(DIRECTIONS) Repeat the listing below word for word, stopping after the line that contains "from bokeh.resources import INLINE".
:: DATA PROVIDED
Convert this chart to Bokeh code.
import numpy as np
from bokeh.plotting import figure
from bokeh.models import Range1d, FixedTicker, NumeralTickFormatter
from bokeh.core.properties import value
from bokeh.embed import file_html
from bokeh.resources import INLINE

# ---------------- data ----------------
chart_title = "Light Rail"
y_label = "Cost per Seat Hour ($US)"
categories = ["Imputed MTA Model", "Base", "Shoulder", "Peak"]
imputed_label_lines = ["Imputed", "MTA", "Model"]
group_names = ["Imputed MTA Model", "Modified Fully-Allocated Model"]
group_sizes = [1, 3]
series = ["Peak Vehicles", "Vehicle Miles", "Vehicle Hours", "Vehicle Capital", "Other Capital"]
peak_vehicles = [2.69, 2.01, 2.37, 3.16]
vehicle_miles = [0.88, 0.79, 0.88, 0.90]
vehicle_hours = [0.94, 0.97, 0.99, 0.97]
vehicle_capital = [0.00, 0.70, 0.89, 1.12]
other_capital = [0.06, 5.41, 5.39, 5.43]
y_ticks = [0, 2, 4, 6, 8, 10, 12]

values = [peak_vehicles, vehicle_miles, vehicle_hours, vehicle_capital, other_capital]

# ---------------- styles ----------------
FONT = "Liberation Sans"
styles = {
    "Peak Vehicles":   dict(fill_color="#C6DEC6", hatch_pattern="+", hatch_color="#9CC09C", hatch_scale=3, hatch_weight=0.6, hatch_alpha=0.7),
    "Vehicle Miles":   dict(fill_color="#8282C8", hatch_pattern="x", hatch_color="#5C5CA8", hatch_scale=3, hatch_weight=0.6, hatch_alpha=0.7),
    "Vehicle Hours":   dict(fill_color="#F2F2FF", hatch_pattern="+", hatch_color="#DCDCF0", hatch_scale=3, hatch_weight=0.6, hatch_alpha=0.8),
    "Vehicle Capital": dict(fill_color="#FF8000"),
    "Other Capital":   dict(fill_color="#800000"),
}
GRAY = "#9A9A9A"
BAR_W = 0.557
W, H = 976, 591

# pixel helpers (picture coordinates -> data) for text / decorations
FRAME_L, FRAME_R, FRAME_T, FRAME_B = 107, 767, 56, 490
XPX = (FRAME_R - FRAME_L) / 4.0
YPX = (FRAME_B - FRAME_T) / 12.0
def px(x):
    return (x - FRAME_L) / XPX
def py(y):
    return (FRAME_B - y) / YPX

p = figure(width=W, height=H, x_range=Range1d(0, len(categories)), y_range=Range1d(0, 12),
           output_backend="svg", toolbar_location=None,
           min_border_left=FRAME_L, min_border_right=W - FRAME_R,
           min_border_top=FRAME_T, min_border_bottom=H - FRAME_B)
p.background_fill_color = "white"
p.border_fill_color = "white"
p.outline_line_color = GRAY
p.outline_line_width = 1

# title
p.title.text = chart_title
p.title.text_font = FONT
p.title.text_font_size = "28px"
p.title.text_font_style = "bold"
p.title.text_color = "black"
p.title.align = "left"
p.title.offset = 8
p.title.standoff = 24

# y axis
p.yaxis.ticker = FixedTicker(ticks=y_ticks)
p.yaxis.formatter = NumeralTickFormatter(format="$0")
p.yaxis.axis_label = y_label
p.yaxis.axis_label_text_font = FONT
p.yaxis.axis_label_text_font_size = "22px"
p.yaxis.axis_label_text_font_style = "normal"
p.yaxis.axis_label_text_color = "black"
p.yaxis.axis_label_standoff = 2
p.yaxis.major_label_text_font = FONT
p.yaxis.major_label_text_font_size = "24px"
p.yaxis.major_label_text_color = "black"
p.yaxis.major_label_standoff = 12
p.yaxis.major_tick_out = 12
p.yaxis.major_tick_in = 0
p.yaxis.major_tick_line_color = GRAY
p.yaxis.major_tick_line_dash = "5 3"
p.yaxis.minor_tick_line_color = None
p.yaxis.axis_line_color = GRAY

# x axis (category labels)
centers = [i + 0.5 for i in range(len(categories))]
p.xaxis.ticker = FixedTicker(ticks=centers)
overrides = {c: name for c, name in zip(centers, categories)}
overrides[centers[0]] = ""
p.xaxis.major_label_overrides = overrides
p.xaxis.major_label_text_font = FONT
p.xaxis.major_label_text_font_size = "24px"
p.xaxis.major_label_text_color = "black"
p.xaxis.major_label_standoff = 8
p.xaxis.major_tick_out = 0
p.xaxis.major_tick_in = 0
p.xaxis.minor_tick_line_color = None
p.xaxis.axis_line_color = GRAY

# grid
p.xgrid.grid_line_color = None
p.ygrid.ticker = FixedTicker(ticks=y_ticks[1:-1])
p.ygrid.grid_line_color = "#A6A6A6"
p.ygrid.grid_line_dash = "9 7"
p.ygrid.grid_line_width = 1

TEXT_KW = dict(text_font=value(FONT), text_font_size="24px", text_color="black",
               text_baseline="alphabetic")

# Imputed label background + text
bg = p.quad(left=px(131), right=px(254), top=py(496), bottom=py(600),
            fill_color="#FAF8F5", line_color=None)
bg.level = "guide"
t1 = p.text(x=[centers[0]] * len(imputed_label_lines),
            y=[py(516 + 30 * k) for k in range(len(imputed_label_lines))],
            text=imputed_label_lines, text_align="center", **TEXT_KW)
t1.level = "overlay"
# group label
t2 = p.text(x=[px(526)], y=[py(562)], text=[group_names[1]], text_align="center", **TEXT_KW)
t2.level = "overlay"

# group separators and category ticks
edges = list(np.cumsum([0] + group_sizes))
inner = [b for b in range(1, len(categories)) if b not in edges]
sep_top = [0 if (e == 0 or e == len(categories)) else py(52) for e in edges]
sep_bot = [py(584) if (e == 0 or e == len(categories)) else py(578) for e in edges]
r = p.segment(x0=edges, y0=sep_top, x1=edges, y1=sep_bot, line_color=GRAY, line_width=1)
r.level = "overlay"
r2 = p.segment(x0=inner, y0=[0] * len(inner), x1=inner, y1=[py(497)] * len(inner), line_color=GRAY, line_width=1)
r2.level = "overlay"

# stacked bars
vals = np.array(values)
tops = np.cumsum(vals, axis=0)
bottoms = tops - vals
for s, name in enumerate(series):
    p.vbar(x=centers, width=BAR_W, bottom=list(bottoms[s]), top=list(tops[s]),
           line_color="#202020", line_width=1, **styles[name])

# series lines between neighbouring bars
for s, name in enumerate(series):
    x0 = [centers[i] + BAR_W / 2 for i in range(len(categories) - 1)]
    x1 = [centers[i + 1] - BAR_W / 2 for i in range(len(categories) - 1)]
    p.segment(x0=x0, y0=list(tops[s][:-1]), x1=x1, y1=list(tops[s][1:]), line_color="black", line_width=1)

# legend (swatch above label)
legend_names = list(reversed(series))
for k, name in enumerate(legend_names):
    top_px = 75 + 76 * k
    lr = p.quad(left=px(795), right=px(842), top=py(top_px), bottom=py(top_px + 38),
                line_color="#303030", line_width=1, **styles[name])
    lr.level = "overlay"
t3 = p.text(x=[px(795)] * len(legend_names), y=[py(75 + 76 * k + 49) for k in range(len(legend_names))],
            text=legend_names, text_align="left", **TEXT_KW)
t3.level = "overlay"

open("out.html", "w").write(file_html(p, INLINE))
::::
(TASK OUTPUT)
Convert this chart to Bokeh code.
import numpy as np
from bokeh.plotting import figure
from bokeh.models import Range1d, FixedTicker, NumeralTickFormatter
from bokeh.core.properties import value
from bokeh.embed import file_html
from bokeh.resources import INLINE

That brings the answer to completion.